Home>Student profile : Valentin Salperwyck
16.07.2024
Student profile : Valentin Salperwyck
What was your background before joining the Urban School?
After my baccalauréat, I did an L1 in Political Science at the Lille 2 Faculty of Law and Political Science. I then sat the IEP entrance exam again and joined Sciences Po Rennes. After a semester at Konstanz University in Germany and a 5-month work placement in an association that runs European projects on local energy transition, I did a year's Master 1 at Sciences Po Rennes on the Europe and World Affairs (EAM) course. After an internship that taught me a lot, and while writing my dissertation on implementing European energy policies in the Brittany region, I wanted to refocus my studies on local socio-ecological transitions. It was this initial desire that led me to GETIC Master's programme.
Why did you choose the Master GETIC?
What I found interesting when I chose GETIC Master’s programme was that it covered a wide range of disciplines, from sociology, history, political science and law to GIS, statistics and social science research methods. All these subjects gravitate around and are applied to issues of ecological transition. This commitment to decompartmentalisation and multidisciplinarity, which has driven me since the beginning of my academic career, appeals to me greatly and makes a lot of sense in the professional world, where all the traditional disciplines must interact and understand each other to solve complex and multifactorial problems such as climate change.
Was there a particular lesson that stood out for you?
I enjoyed some of the teaching, particularly the courses in the joint academic programme, such as Planet Earth, a habitable planet and Ocean and Earth Climate. In my opinion, these courses, which are very much focused on the physical and natural sciences, are an essential complement to my career path, which until now has been more focused on the social sciences. Without requiring a robust scientific background, they provide an open mind in cutting-edge areas and an understanding of natural science methods. This is invaluable for developing relevant and holistic public policies. Other more technical courses, such as statistics and GIS, appealed to me and introduced me to software and a way of thinking that was quite foreign.

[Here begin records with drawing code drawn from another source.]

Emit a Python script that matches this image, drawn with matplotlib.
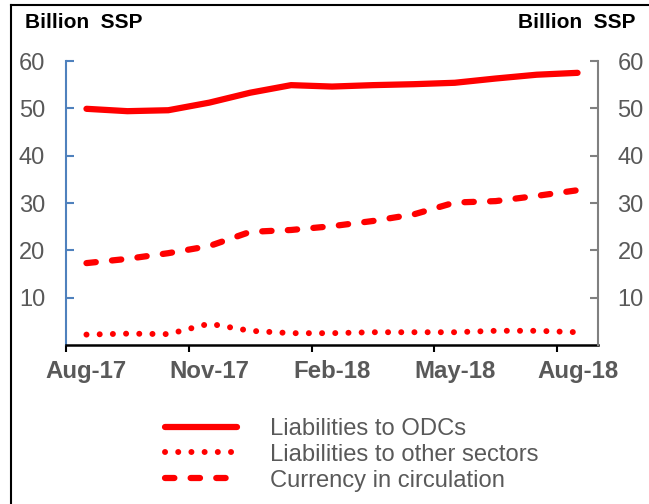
import numpy as np
import matplotlib.pyplot as plt
from matplotlib.lines import Line2D

plt.rcParams['font.family'] = ['Liberation Sans', 'DejaVu Sans']

# monthly observations, Aug-17 .. Aug-18 (billion SSP)
months = ["Aug-17", "Sep-17", "Oct-17", "Nov-17", "Dec-17", "Jan-18", "Feb-18",
          "Mar-18", "Apr-18", "May-18", "Jun-18", "Jul-18", "Aug-18"]
odcs = [49.9, 49.4, 49.6, 51.2, 53.3, 54.9, 54.6, 54.9, 55.1, 55.4, 56.3, 57.1, 57.5]
other = [2.2, 2.4, 2.3, 4.5, 3.0, 2.5, 2.5, 2.7, 2.7, 2.7, 3.0, 3.0, 2.7]
currency = [17.3, 18.2, 19.4, 20.9, 23.9, 24.3, 25.1, 26.2, 27.6, 30.1, 30.4, 31.5, 32.7]

tick_labels = ["Aug-17", "Nov-17", "Feb-18", "May-18", "Aug-18"]
y_ticks = [10, 20, 30, 40, 50, 60]

GRAY = '#595959'
RED = '#FF0000'

fig = plt.figure(figsize=(6.49, 5.04), dpi=100)
ax = fig.add_axes([66/649, 1-345/504, (598-66)/649, (345-61)/504])

x = np.arange(len(months)) + 0.5
ax.plot(x, odcs, color=RED, lw=4.5, solid_capstyle='round', label='Liabilities to ODCs')
ax.plot(x, other, color=RED, lw=4.3, linestyle=(0, (0.01, 2.2)), dash_capstyle='round',
        label='Liabilities to other sectors')
ax.plot(x, currency, color=RED, lw=4.5, linestyle=(0, (1.5, 2.6)), dash_capstyle='round',
        label='Currency in circulation')

ax.set_xlim(0, 13)
ax.set_ylim(0, 60)
# tick marks on quarter boundaries, labels centred on the month
ax.set_xticks([0, 3, 6, 9, 12])
ax.set_xticklabels([])
ax.set_xticks(x[::3], minor=True)
ax.set_xticklabels(tick_labels, minor=True, fontsize=17.3, fontweight='bold', color=GRAY)
ax.set_yticks(y_ticks)
ax.set_yticklabels([str(v) for v in y_ticks], fontsize=17, color=GRAY)

ax.tick_params(axis='x', which='major', direction='out', length=5, width=1.5, color='black')
ax.tick_params(axis='x', which='minor', length=0, pad=11)
ax.tick_params(axis='y', direction='in', length=6, width=1.5, color='#4F81BD', pad=15)

for s in ['top', 'right']:
    ax.spines[s].set_visible(False)
ax.spines['left'].set_color('#4F81BD')
ax.spines['left'].set_linewidth(1.5)
ax.spines['bottom'].set_color('black')
ax.spines['bottom'].set_linewidth(1.8)

ax2 = ax.twinx()
ax2.set_ylim(0, 60)
ax2.set_yticks(y_ticks)
ax2.set_yticklabels([str(v) for v in y_ticks], fontsize=17, color=GRAY)
ax2.tick_params(axis='y', direction='in', length=6, width=1.5, color='#808080', pad=14)
for s in ['top', 'left', 'bottom']:
    ax2.spines[s].set_visible(False)
ax2.spines['right'].set_color('#808080')
ax2.spines['right'].set_linewidth(1.5)

fig.text(25/649, 1-22/504, 'Billion  SSP', fontsize=15, fontweight='bold',
         ha='left', va='center', color='black')
fig.text(636/649, 1-22/504, 'Billion  SSP', fontsize=15, fontweight='bold',
         ha='right', va='center', color='black')

handles, labels = ax.get_legend_handles_labels()
leg = fig.legend(handles, labels, loc='upper left', bbox_to_anchor=(165/649, 1-418/504),
                 frameon=False, fontsize=17.1, handlelength=3.03, handletextpad=1.39,
                 labelspacing=0.16, borderpad=0, borderaxespad=0)
for t in leg.get_texts():
    t.set_color(GRAY)

# outer frame (left and top edges visible)
fig.add_artist(Line2D([11/649, 11/649], [0, 1-5/504], color='black', lw=1.5,
                      transform=fig.transFigure))
fig.add_artist(Line2D([11/649, 1], [1-5/504, 1-5/504], color='black', lw=1.5,
                      transform=fig.transFigure))

fig.savefig('out.png', dpi=100)
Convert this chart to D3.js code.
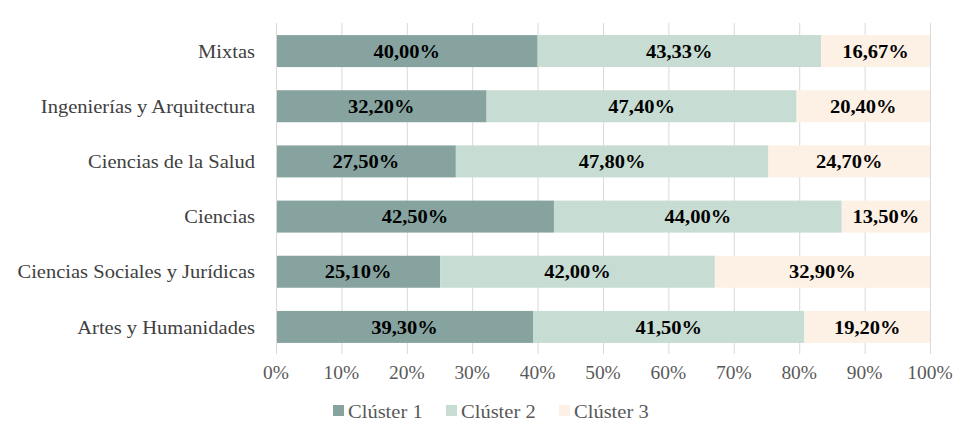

What was your experience of the group project?
My capstone project (group project) was unusual in that it brought together three different Masters from the urban school (GETIC, STU and the Cycle d'Urbanisme), 15 students. Our task was to draw up a study of the impact of the Tivoli GreenCity eco-neighbourhood in Brussels, designed by the public developer citydev.brussels, using three different evaluation prisms according to the Masters: users for STU, functional mix for the Cycle and urban metabolism for GETIC. We have also produced an eco-district evaluation matrix, intended to be replicable for other urban projects. This work has been highly formative in two main respects. We worked on themes that were sometimes very new from a scientific point of view, particularly urban metabolism. It was very stimulating to turn the traditional vision of an urban project on its head and take an interest in the exchanges, interactions and integration of the project's flows into its environment. In terms of form, this collective project soon turned out to be more of a 15-person project than three 5-person projects. Project management is a highly collective art, and I don't think there's any better school than coordinating, organising and harmonising 15 people for 9 months.
What are your objectives for the future?
In the future, I'd like to get involved in missions to combat climate change from angles that particularly interest me, such as energy policies, urban metabolism and material sobriety. GETIC's urban approach appeals to me because it's a level at which we can experiment and be radical in our responses to the climate crisis. Thanks to my background, I've always been sympathetic and familiar with the European level. I don't have a precise idea in mind, but my training and my time at GETIC allow me to grasp what I find interesting and what drives me, without really confining myself to a specific field. There are structures in France like ADEME, Anah, Cerema and the OFB that represent for me the excellence of public service and the primacy of the collective interest: that's also what drives me.